-- Start PROVIDED MATERIAL --
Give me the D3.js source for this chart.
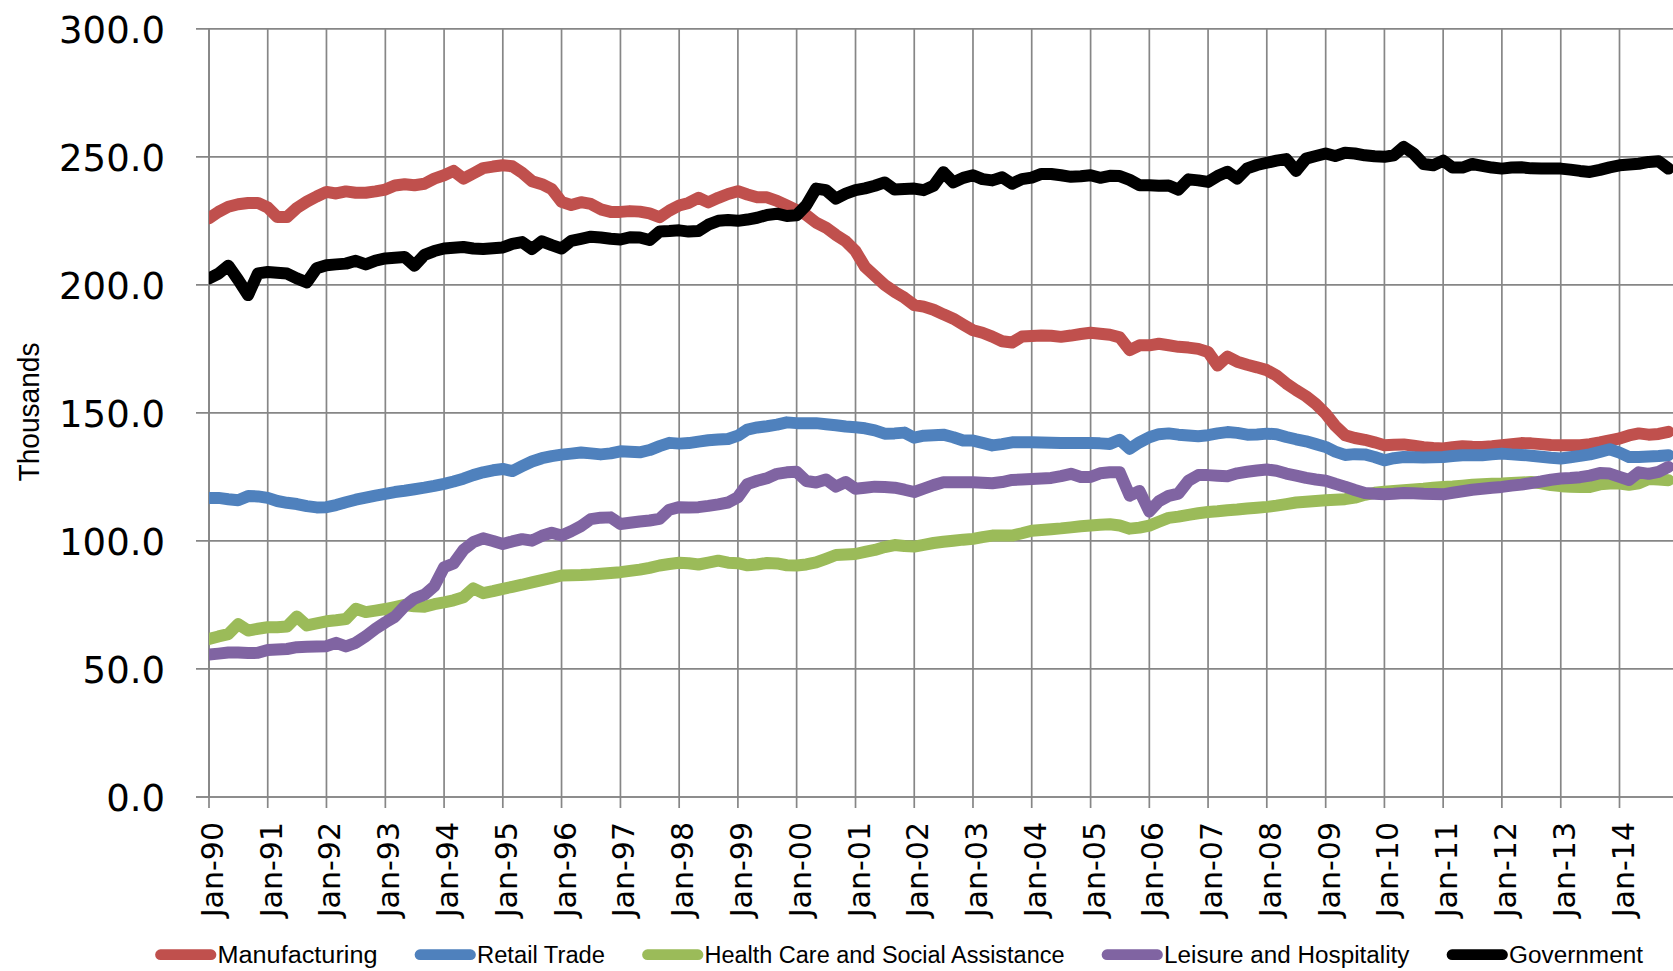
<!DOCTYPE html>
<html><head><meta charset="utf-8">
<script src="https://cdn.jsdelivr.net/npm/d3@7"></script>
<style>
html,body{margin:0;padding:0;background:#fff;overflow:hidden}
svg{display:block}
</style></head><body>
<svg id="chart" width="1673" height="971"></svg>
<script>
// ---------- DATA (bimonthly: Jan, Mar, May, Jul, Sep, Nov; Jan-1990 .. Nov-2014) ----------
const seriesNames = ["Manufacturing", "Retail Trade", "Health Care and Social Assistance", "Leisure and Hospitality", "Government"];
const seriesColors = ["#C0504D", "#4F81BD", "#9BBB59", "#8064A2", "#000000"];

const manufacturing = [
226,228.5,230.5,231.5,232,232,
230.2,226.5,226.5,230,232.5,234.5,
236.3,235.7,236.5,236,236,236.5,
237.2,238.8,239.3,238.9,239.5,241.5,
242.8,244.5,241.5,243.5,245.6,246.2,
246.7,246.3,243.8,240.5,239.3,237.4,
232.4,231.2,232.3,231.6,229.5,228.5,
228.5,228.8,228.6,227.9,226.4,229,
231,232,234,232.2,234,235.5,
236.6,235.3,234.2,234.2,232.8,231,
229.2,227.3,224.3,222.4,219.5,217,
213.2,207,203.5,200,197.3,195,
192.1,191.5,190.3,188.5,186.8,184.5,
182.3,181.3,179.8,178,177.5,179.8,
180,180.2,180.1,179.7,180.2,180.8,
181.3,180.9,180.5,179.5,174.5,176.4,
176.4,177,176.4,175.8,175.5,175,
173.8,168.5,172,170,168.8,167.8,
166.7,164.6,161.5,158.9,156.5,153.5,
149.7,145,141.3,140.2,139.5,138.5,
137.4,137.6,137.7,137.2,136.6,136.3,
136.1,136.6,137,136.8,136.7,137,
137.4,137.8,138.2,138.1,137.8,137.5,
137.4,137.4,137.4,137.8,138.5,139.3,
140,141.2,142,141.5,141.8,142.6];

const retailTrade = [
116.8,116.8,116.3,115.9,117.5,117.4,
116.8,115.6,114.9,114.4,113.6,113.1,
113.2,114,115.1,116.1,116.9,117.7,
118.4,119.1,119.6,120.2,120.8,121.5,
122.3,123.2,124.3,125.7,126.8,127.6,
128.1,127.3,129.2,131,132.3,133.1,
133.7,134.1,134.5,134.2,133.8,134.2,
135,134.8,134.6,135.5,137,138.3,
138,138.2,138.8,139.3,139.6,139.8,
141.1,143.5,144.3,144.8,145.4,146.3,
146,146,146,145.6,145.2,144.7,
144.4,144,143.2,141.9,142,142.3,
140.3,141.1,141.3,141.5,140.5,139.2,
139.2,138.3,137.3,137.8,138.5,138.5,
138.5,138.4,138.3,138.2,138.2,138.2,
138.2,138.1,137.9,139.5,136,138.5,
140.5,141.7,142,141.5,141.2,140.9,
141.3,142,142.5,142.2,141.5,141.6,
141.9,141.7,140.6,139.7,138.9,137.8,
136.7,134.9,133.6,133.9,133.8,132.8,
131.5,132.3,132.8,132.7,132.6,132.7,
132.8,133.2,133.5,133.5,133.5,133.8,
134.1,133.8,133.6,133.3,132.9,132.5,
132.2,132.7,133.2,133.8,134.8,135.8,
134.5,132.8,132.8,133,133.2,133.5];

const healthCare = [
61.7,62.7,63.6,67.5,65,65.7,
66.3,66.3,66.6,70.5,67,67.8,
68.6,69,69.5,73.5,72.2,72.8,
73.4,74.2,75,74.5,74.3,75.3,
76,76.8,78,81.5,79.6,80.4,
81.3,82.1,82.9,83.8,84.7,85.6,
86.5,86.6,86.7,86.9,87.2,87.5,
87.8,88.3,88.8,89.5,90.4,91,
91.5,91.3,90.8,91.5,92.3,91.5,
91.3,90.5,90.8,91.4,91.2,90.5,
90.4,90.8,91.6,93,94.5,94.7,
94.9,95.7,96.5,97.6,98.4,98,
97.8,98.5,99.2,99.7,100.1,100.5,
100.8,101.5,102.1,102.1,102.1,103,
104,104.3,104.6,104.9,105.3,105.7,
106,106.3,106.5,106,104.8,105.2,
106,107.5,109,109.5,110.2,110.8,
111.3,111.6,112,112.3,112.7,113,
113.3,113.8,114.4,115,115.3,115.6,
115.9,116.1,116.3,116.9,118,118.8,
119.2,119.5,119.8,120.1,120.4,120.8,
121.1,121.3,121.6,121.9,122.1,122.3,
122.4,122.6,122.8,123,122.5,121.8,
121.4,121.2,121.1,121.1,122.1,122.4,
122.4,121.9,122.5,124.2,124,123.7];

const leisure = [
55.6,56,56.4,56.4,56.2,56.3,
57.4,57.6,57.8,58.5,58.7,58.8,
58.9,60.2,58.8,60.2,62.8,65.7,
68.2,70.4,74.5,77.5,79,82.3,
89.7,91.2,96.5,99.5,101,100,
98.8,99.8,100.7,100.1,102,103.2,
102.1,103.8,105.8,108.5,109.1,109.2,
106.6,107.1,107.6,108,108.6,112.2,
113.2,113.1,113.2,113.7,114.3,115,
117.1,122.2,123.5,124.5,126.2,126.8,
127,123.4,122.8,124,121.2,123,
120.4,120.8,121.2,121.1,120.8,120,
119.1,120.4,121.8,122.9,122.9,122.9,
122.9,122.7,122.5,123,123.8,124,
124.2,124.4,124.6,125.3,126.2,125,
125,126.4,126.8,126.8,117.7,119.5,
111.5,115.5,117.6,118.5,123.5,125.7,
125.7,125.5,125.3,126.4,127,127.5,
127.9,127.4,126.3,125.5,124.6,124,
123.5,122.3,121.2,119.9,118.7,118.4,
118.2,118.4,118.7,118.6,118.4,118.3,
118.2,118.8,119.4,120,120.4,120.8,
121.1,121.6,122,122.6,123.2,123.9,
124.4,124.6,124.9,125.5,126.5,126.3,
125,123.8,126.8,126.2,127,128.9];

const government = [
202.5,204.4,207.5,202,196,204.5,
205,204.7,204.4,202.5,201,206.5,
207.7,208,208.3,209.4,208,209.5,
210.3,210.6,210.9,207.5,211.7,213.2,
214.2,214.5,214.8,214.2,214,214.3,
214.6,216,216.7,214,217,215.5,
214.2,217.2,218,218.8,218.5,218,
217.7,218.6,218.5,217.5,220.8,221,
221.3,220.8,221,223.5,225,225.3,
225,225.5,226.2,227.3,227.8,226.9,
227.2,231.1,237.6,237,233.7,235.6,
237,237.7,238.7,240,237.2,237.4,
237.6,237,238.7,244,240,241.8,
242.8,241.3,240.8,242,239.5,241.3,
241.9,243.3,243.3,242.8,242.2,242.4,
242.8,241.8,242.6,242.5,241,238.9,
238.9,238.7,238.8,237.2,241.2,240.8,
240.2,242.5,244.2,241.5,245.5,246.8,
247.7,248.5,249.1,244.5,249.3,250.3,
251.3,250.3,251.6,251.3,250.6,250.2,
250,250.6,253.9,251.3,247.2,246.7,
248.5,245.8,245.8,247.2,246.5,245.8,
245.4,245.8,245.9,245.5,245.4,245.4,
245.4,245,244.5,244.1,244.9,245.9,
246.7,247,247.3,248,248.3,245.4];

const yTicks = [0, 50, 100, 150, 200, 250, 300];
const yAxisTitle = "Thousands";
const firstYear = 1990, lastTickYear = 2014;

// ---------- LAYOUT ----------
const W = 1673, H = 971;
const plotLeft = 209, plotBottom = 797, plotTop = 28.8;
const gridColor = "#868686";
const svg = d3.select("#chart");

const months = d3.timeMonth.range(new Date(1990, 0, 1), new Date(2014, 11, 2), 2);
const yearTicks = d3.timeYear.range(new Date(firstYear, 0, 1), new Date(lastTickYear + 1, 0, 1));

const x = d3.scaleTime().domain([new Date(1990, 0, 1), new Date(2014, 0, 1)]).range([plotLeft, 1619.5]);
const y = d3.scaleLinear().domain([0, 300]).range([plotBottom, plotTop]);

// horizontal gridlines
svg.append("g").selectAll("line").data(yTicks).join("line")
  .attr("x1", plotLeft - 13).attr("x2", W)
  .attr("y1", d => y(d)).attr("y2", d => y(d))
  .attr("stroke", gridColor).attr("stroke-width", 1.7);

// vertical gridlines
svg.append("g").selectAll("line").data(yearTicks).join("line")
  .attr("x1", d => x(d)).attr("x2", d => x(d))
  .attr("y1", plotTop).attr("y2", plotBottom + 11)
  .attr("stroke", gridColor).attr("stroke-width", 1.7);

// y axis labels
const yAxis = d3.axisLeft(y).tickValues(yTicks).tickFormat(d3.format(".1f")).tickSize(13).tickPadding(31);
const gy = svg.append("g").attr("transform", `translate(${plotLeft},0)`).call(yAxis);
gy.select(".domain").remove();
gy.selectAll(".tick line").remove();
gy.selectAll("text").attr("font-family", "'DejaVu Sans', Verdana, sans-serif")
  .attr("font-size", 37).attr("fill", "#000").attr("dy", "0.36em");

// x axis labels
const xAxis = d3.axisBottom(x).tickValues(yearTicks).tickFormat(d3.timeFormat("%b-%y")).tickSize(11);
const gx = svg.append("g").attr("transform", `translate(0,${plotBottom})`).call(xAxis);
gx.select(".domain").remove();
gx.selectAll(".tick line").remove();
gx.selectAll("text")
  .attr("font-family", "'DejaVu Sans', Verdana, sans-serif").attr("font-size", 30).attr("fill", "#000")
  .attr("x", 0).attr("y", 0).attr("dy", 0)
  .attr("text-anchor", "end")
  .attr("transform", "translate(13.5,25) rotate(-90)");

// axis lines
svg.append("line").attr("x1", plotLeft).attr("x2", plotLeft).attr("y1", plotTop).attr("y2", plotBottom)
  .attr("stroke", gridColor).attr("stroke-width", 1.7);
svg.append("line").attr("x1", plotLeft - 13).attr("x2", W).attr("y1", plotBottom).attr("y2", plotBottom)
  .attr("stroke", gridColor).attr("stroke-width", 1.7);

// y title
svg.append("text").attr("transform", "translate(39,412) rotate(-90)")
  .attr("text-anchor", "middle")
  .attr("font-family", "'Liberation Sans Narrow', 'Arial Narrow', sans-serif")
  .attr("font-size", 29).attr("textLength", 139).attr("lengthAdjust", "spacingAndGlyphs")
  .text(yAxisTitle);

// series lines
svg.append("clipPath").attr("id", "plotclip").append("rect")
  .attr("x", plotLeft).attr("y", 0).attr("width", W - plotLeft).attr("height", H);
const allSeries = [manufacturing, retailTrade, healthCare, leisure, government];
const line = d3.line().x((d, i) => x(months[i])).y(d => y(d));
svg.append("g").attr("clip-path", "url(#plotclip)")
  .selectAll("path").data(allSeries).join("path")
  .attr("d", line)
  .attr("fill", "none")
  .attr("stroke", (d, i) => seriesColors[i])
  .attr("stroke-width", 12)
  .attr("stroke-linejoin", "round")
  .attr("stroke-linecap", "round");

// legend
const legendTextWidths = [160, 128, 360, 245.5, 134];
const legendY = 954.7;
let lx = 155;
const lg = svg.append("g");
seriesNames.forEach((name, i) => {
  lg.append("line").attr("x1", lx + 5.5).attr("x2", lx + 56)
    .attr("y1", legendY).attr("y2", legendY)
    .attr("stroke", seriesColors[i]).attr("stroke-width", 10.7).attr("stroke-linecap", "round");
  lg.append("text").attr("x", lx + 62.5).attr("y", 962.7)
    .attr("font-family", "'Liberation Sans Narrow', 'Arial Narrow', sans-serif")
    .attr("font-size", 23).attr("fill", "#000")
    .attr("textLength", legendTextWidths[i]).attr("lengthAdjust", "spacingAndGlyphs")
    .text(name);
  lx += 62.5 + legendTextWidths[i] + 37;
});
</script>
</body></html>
-- End PROVIDED MATERIAL --
-- Start PROVIDED MATERIAL --
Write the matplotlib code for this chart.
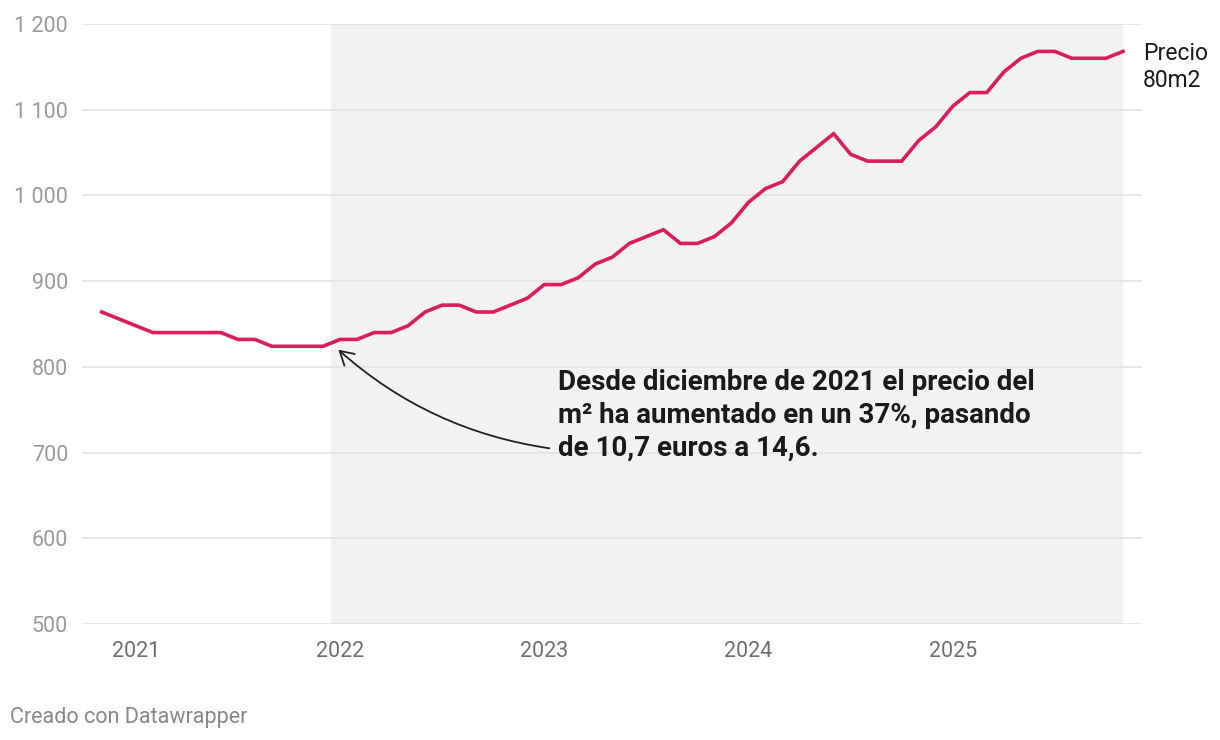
-- End PROVIDED MATERIAL --
_INSTRUCTIONS FOR THE TASK_
From the entries above, copy exactly the lines starting at the one with "Give me the D3.js source for this chart." and stopping at the one with "140,141.2,142,141.5,141.8,142.6];", keeping both ends. Drop the pictures.

_ANSWER BELOW_
Give me the D3.js source for this chart.
<!DOCTYPE html>
<html><head><meta charset="utf-8">
<script src="https://cdn.jsdelivr.net/npm/d3@7"></script>
<style>
html,body{margin:0;padding:0;background:#fff;overflow:hidden}
svg{display:block}
</style></head><body>
<svg id="chart" width="1673" height="971"></svg>
<script>
// ---------- DATA (bimonthly: Jan, Mar, May, Jul, Sep, Nov; Jan-1990 .. Nov-2014) ----------
const seriesNames = ["Manufacturing", "Retail Trade", "Health Care and Social Assistance", "Leisure and Hospitality", "Government"];
const seriesColors = ["#C0504D", "#4F81BD", "#9BBB59", "#8064A2", "#000000"];

const manufacturing = [
226,228.5,230.5,231.5,232,232,
230.2,226.5,226.5,230,232.5,234.5,
236.3,235.7,236.5,236,236,236.5,
237.2,238.8,239.3,238.9,239.5,241.5,
242.8,244.5,241.5,243.5,245.6,246.2,
246.7,246.3,243.8,240.5,239.3,237.4,
232.4,231.2,232.3,231.6,229.5,228.5,
228.5,228.8,228.6,227.9,226.4,229,
231,232,234,232.2,234,235.5,
236.6,235.3,234.2,234.2,232.8,231,
229.2,227.3,224.3,222.4,219.5,217,
213.2,207,203.5,200,197.3,195,
192.1,191.5,190.3,188.5,186.8,184.5,
182.3,181.3,179.8,178,177.5,179.8,
180,180.2,180.1,179.7,180.2,180.8,
181.3,180.9,180.5,179.5,174.5,176.4,
176.4,177,176.4,175.8,175.5,175,
173.8,168.5,172,170,168.8,167.8,
166.7,164.6,161.5,158.9,156.5,153.5,
149.7,145,141.3,140.2,139.5,138.5,
137.4,137.6,137.7,137.2,136.6,136.3,
136.1,136.6,137,136.8,136.7,137,
137.4,137.8,138.2,138.1,137.8,137.5,
137.4,137.4,137.4,137.8,138.5,139.3,
140,141.2,142,141.5,141.8,142.6];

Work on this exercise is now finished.